## WHAT THE TASK REQUIRES
From the entries provided below, copy each line that contains the word "this".

## SUPPLIED RECORDS
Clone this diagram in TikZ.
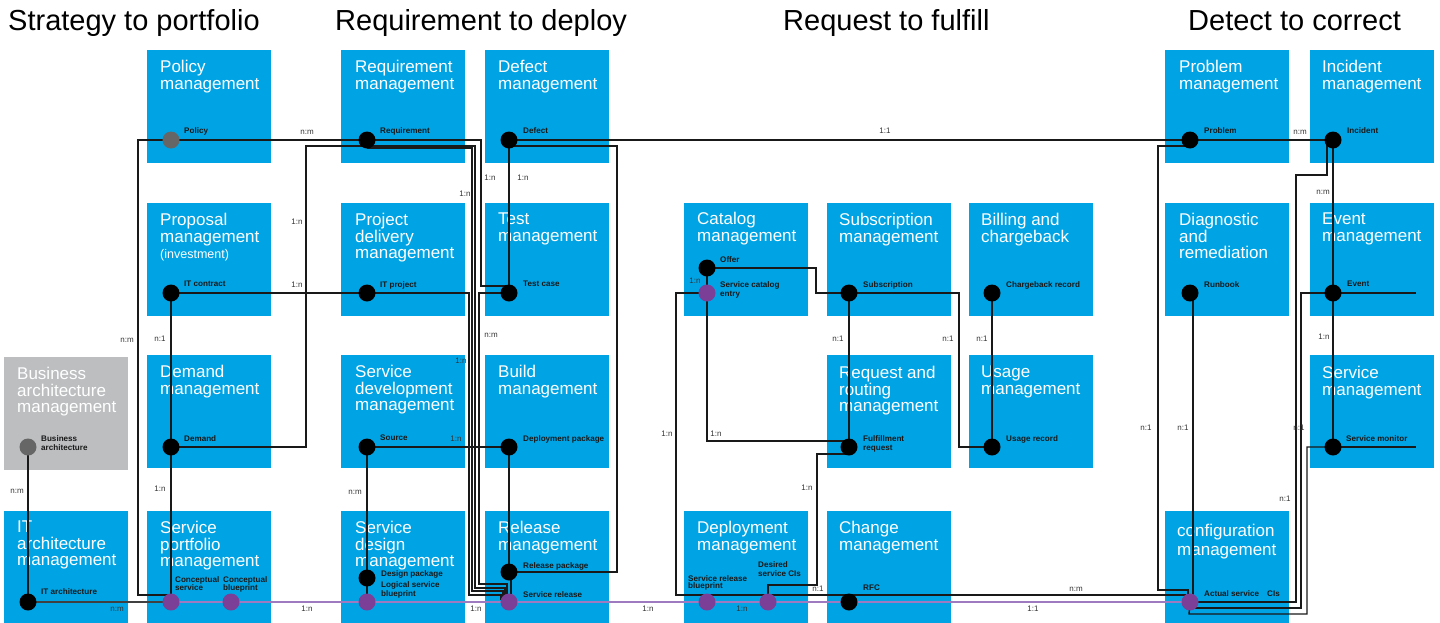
\documentclass[tikz,border=0pt]{standalone}
\usepackage{fontspec}
\setmainfont{Liberation Sans}
\usetikzlibrary{calc}
\definecolor{boxblue}{HTML}{00A4E4}
\definecolor{boxgray}{HTML}{BCBEC0}
\definecolor{dotgray}{HTML}{666666}
\definecolor{dotpurple}{HTML}{7B3F98}
\definecolor{linepurple}{HTML}{9E7BC0}
\pgfdeclarelayer{bg}\pgfdeclarelayer{lines}\pgfsetlayers{bg,lines,main}
\begin{document}
\begin{tikzpicture}[x=1pt,y=-1pt,
  box/.style={anchor=north west, fill=boxblue, minimum width=124pt, minimum height=113pt, inner sep=0pt, draw=none},
  gbox/.style={box, fill=boxgray},
  ttl/.style={anchor=north west, inner sep=0pt, text=white, align=left, font=\fontsize{17}{16.5}\selectfont},
  hdr/.style={anchor=base west, inner sep=0pt, font=\fontsize{29}{30}\selectfont},
  dot/.style={circle, fill=black, minimum size=17pt, inner sep=0pt},
  gdot/.style={dot, fill=dotgray},
  pdot/.style={dot, fill=dotpurple},
  lbl/.style={anchor=north west, inner sep=0pt, align=left, font=\fontsize{8.1}{9}\selectfont\bfseries, text=black!90},
  rat/.style={inner sep=0pt, font=\fontsize{8}{8}\selectfont, text=black!80},
  conn/.style={line width=1.4pt, black!90},
  pconn/.style={line width=2.2pt, linepurple},
]
\useasboundingbox (0,0) rectangle (1440,622);

% headers
\node[hdr] (h1) at (8,30) {Strategy to portfolio};
\node[hdr] (h2) at (335,30) {Requirement to deploy};
\node[hdr] (h3) at (783,30) {Request to fulfill};
\node[hdr] (h4) at (1188,30) {Detect to correct};

\begin{pgfonlayer}{bg}
% boxes
\node[gbox] (bam) at (4,357) {};
\node[box] (itam) at (4,511) {};
\node[box] (pol) at (147,50) {};
\node[box] (prop) at (147,203) {};
\node[box] (dem) at (147,355) {};
\node[box] (spm) at (147,511) {};
\node[box] (req) at (341,50) {};
\node[box] (pdm) at (341,203) {};
\node[box] (sdev) at (341,355) {};
\node[box] (sdes) at (341,511) {};
\node[box] (defm) at (485,50) {};
\node[box] (test) at (485,203) {};
\node[box] (build) at (485,355) {};
\node[box] (rel) at (485,511) {};
\node[box] (cat) at (684,203) {};
\node[box] (depm) at (684,511) {};
\node[box] (subm) at (827,203) {};
\node[box] (rr) at (827,355) {};
\node[box] (chg) at (827,511) {};
\node[box] (bill) at (969,203) {};
\node[box] (usage) at (969,355) {};
\node[box] (prob) at (1165,50) {};
\node[box] (diag) at (1165,203) {};
\node[box] (cfg) at (1165,511) {};
\node[box] (inc) at (1310,50) {};
\node[box] (evt) at (1310,203) {};
\node[box] (smg) at (1310,355) {};
% titles
\node[ttl] (t-bam) at (17,367) {Business\\architecture\\management};
\node[ttl] (t-itam) at (17,521) {IT\\architecture\\management};
\node[ttl] (t-pol) at (160,60) {Policy\\management};
\node[ttl] (t-prop) at (160,213) {Proposal\\management\\{\fontsize{12.5}{16.5}\selectfont (investment)}};
\node[ttl] (t-dem) at (160,365) {Demand\\management};
\node[ttl] (t-spm) at (160,521) {Service\\portfolio\\management};
\node[ttl] (t-req) at (355,60) {Requirement\\management};
\node[ttl] (t-pdm) at (355,213) {Project\\delivery\\management};
\node[ttl] (t-sdev) at (355,365) {Service\\development\\management};
\node[ttl] (t-sdes) at (355,521) {Service\\design\\management};
\node[ttl] (t-def) at (498,60) {Defect\\management};
\node[ttl] (t-test) at (498,213) {Test\\management};
\node[ttl] (t-build) at (498,365) {Build\\management};
\node[ttl] (t-rel) at (498,521) {Release\\management};
\node[ttl] (t-cat) at (697,212) {Catalog\\management};
\node[ttl] (t-dep) at (697,521) {Deployment\\management};
\node[ttl] (t-sub) at (839,213) {Subscription\\management};
\node[ttl] (t-rr) at (839,366) {Request and\\routing\\management};
\node[ttl] (t-chg) at (839,521) {Change\\management};
\node[ttl] (t-bill) at (981,213) {Billing and\\chargeback};
\node[ttl] (t-usage) at (981,366) {Usage\\management};
\node[ttl] (t-prob) at (1179,60) {Problem\\management};
\node[ttl] (t-diag) at (1179,213) {Diagnostic\\and\\remediation};
\node[ttl, font=\fontsize{17}{18.5}\selectfont] (t-cfg) at (1177,524) {configuration\\management};
\node[ttl] (t-inc) at (1322,60) {Incident\\management};
\node[ttl] (t-evt) at (1322,213) {Event\\management};
\node[ttl] (t-smg) at (1322,366) {Service\\management};
\end{pgfonlayer}

% dots
\node[gdot] (d-bus) at (28,447) {};
\node[dot] (d-itarch) at (28,602) {};
\node[gdot] (d-pol) at (171,140) {};
\node[dot] (d-itc) at (171,293) {};
\node[dot] (d-dem) at (171,447) {};
\node[pdot] (d-cserv) at (171,602) {};
\node[pdot] (d-cbp) at (231,602) {};
\node[dot] (d-req) at (367,140) {};
\node[dot] (d-itp) at (367,293) {};
\node[dot] (d-src) at (367,447) {};
\node[dot] (d-dpkg) at (367,578) {};
\node[pdot] (d-lsb) at (367,602) {};
\node[dot] (d-def) at (509,140) {};
\node[dot] (d-tc) at (509,293) {};
\node[dot] (d-dep) at (509,447) {};
\node[dot] (d-relp) at (509,572) {};
\node[pdot] (d-srel) at (509,602) {};
\node[dot] (d-offer) at (707,268) {};
\node[pdot] (d-sce) at (707,293) {};
\node[pdot] (d-srb) at (707,602) {};
\node[pdot] (d-dsci) at (768,602) {};
\node[dot] (d-sub) at (849,293) {};
\node[dot] (d-fr) at (849,447) {};
\node[dot] (d-rfc) at (849,602) {};
\node[dot] (d-cb) at (992,293) {};
\node[dot] (d-ur) at (992,447) {};
\node[dot] (d-prob) at (1190,140) {};
\node[dot] (d-rb) at (1190,293) {};
\node[pdot] (d-as) at (1190,602) {};
\node[dot] (d-inc) at (1333,140) {};
\node[dot] (d-evt) at (1333,293) {};
\node[dot] (d-smon) at (1333,447) {};
\coordinate (evt-end) at (1416,293);
\coordinate (smon-end) at (1416,447);

\begin{pgfonlayer}{lines}
\draw[pconn] (d-cserv.center) -- (d-as.center);
\draw[conn] (d-bus.center) -- (d-itarch.center);
\draw[conn, black!75] (d-itarch.center) -- (d-cserv.center);
\draw[conn] (d-pol.center) -- (d-req.center);
\draw[conn] (d-pol.center) -- (138,140) -- (138,595) -- ($(d-cserv.center)+(0,-7)$);
\draw[conn] (d-itc.center) -- (d-itp.center);
\draw[conn] (d-itc.center) -- (d-dem.center);
\draw[conn] (d-dem.center) -- (d-cserv.center);
\draw[conn] (d-dem.center) -- (306,447) -- (306,146) -- ($(d-req.center)+(0,6)$);
\draw[conn] ($(d-req.center)+(0,6)$) -- (475,146) -- (475,588) -- (505,588) -- ($(d-srel.center)+(-4,-4)$);
\draw[conn] ($(d-req.center)+(0,8)$) -- (472,148) -- (472,591) -- (503,591) -- ($(d-srel.center)+(-6,-3)$);
\draw[conn] (d-req.center) -- (481,140) -- (481,286) -- ($(d-tc.center)+(0,-7)$);
\draw[conn] (d-def.center) -- (d-tc.center);
\draw[conn] ($(d-def.center)+(0,6)$) -- (617,146) -- (617,572) -- (d-relp.center);
\draw[conn] (d-def.center) -- (d-prob.center);
\draw[conn] (d-itp.center) -- (469,293) -- (469,595) -- (501,595) -- ($(d-srel.center)+(-8,-2)$);
\draw[conn] (d-tc.center) -- (479,293) -- (479,584) -- (507,584) -- ($(d-srel.center)+(-2,-4)$);
\draw[conn] (d-src.center) -- (d-dep.center);
\draw[conn] (d-src.center) -- (d-dpkg.center);
\draw[conn] (d-dpkg.center) -- (d-lsb.center);
\draw[conn] (d-dep.center) -- (d-relp.center);
\draw[conn] ($(d-relp.center)+(2,0)$) -- ($(d-srel.center)+(2,0)$);
\draw[conn] (d-offer.center) -- (d-sce.center);
\draw[conn] (d-offer.center) -- (816,268) -- (816,293) -- (d-sub.center);
\draw[conn] (d-sub.center) -- (959,293) -- (959,447) -- (d-ur.center);
\draw[conn] (d-sub.center) -- (d-fr.center);
\draw[conn] (d-cb.center) -- (d-ur.center);
\draw[conn] (d-sce.center) -- (707,441) -- ($(d-fr.center)+(0,-6)$);
\draw[conn] (d-sce.center) -- (676,293) -- (676,595) -- ($(d-rfc.center)+(0,-7)$);
\draw[conn] ($(d-rfc.center)+(0,-7)$) -- ($(d-as.center)+(-4,-7)$);
\draw[conn] ($(d-fr.center)+(0,7)$) -- (817,454) -- (817,585) -- (768,585) -- (d-dsci.center);
\draw[conn] ($(d-prob.center)+(0,6)$) -- (1158,146) -- (1158,590) -- (1188,590) -- ($(d-as.center)+(-2,-4)$);
\draw[conn] (d-prob.center) -- (d-inc.center);
\draw[conn] ($(d-rb.center)+(3,0)$) -- ($(d-as.center)+(3,0)$);
\draw[conn] (d-inc.center) -- (d-evt.center);
\draw[conn] (d-evt.center) -- (d-smon.center);
\draw[conn] ($(d-inc.center)+(-6,0)$) -- (1327,175) -- (1296,175) -- (1296,602) -- (d-as.center);
\draw[conn] (d-evt.center) -- (1301,293) -- (1301,608) -- (1195,608) -- ($(d-as.center)+(5,2)$);
\draw[conn] (d-smon.center) -- (1307,447) -- (1307,614) -- (1189,614) -- (d-as.center);
\draw[conn] (d-evt.center) -- (evt-end);
\draw[conn] (d-smon.center) -- (smon-end);
\end{pgfonlayer}

% dot labels
\node[lbl] (l-bus) at (41,435) {Business\\architecture};
\node[lbl] (l-itarch) at (41,588) {IT architecture};
\node[lbl] (l-pol) at (184,127) {Policy};
\node[lbl] (l-itc) at (184,281) {IT contract};
\node[lbl] (l-dem) at (184,435) {Demand};
\node[lbl, font=\fontsize{8.1}{8.4}\selectfont\bfseries] (l-cserv) at (175,576) {Conceptual\\service};
\node[lbl, font=\fontsize{8.1}{8.4}\selectfont\bfseries] (l-cbp) at (223,576) {Conceptual\\blueprint};
\node[lbl] (l-req) at (380,127) {Requirement};
\node[lbl] (l-itp) at (380,281) {IT project};
\node[lbl] (l-src) at (380,435) {Source};
\node[lbl] (l-dpkg) at (381,570) {Design package};
\node[lbl, font=\fontsize{8.1}{9.8}\selectfont\bfseries] (l-lsb) at (381,581) {Logical service\\blueprint};
\node[lbl] (l-def) at (523,127) {Defect};
\node[lbl] (l-tc) at (523,281) {Test case};
\node[lbl] (l-dep) at (523,435) {Deployment package};
\node[lbl] (l-relp) at (523,562) {Release package};
\node[lbl] (l-srel) at (523,591) {Service release};
\node[lbl] (l-offer) at (720,256) {Offer};
\node[lbl, font=\fontsize{8.1}{9.8}\selectfont\bfseries] (l-sce) at (720,281) {Service catalog\\entry};
\node[lbl, font=\fontsize{8.1}{7.6}\selectfont\bfseries] (l-srb) at (688,575) {Service release\\blueprint};
\node[lbl] (l-dsci) at (758,561) {Desired\\service CIs};
\node[lbl] (l-sub) at (863,281) {Subscription};
\node[lbl] (l-fr) at (863,435) {Fulfillment\\request};
\node[lbl] (l-rfc) at (863,585) {RFC};
\node[lbl] (l-cb) at (1006,281) {Chargeback record};
\node[lbl] (l-ur) at (1006,435) {Usage record};
\node[lbl] (l-prob) at (1204,127) {Problem};
\node[lbl] (l-rb) at (1204,281) {Runbook};
\node[lbl] (l-as) at (1204,590) {Actual service\quad CIs};
\node[lbl] (l-inc) at (1347,127) {Incident};
\node[lbl] (l-evt) at (1347,281) {Event};
\node[lbl] (l-smon) at (1346,435) {Service monitor};

% ratio labels
\node[rat] (r1) at (17,491) {n:m};
\node[rat] (r2) at (117,609) {n:m};
\node[rat] (r3) at (127,340) {n:m};
\node[rat] (r4) at (160,339) {n:1};
\node[rat] (r5) at (160,489) {1:n};
\node[rat] (r6) at (297,222) {1:n};
\node[rat] (r7) at (297,285) {1:n};
\node[rat] (r8) at (307,132) {n:m};
\node[rat] (r9) at (307,609) {1:n};
\node[rat] (r10) at (355,492) {n:m};
\node[rat] (r11) at (456,439) {1:n};
\node[rat] (r12) at (461,361) {1:n};
\node[rat] (r13) at (465,194) {1:n};
\node[rat] (r14) at (490,178) {1:n};
\node[rat] (r15) at (523,178) {1:n};
\node[rat] (r16) at (491,335) {n:m};
\node[rat] (r17) at (476,609) {1:n};
\node[rat] (r18) at (648,609) {1:n};
\node[rat] (r19) at (667,434) {1:n};
\node[rat] (r20) at (695,281) {1:n};
\node[rat] (r21) at (716,434) {1:n};
\node[rat] (r22) at (742,609) {1:n};
\node[rat] (r23) at (807,488) {1:n};
\node[rat] (r24) at (818,589) {n:1};
\node[rat] (r25) at (838,339) {n:1};
\node[rat] (r26) at (885,131) {1:1};
\node[rat] (r27) at (948,339) {n:1};
\node[rat] (r28) at (982,339) {n:1};
\node[rat] (r29) at (1033,609) {1:1};
\node[rat] (r30) at (1076,589) {n:m};
\node[rat] (r31) at (1146,428) {n:1};
\node[rat] (r32) at (1183,428) {n:1};
\node[rat] (r33) at (1299,428) {n:1};
\node[rat] (r34) at (1285,499) {n:1};
\node[rat] (r35) at (1300,132) {n:m};
\node[rat] (r36) at (1323,192) {n:m};
\node[rat] (r37) at (1324,337) {1:n};
\end{tikzpicture}
\end{document}
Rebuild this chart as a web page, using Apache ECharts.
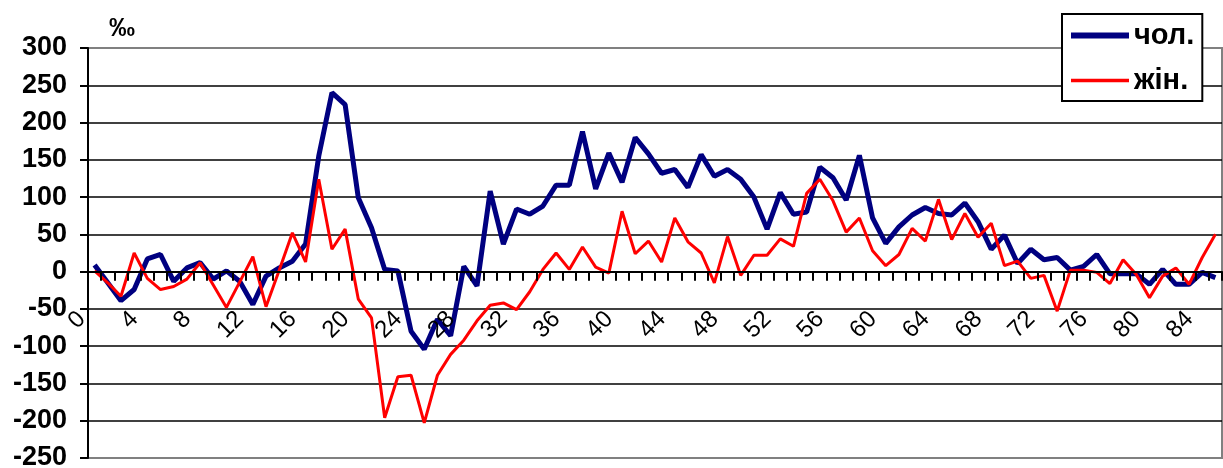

## THE REPLY
Clone this diagram in TikZ.
Rebuild this chart as a web page, using Apache ECharts.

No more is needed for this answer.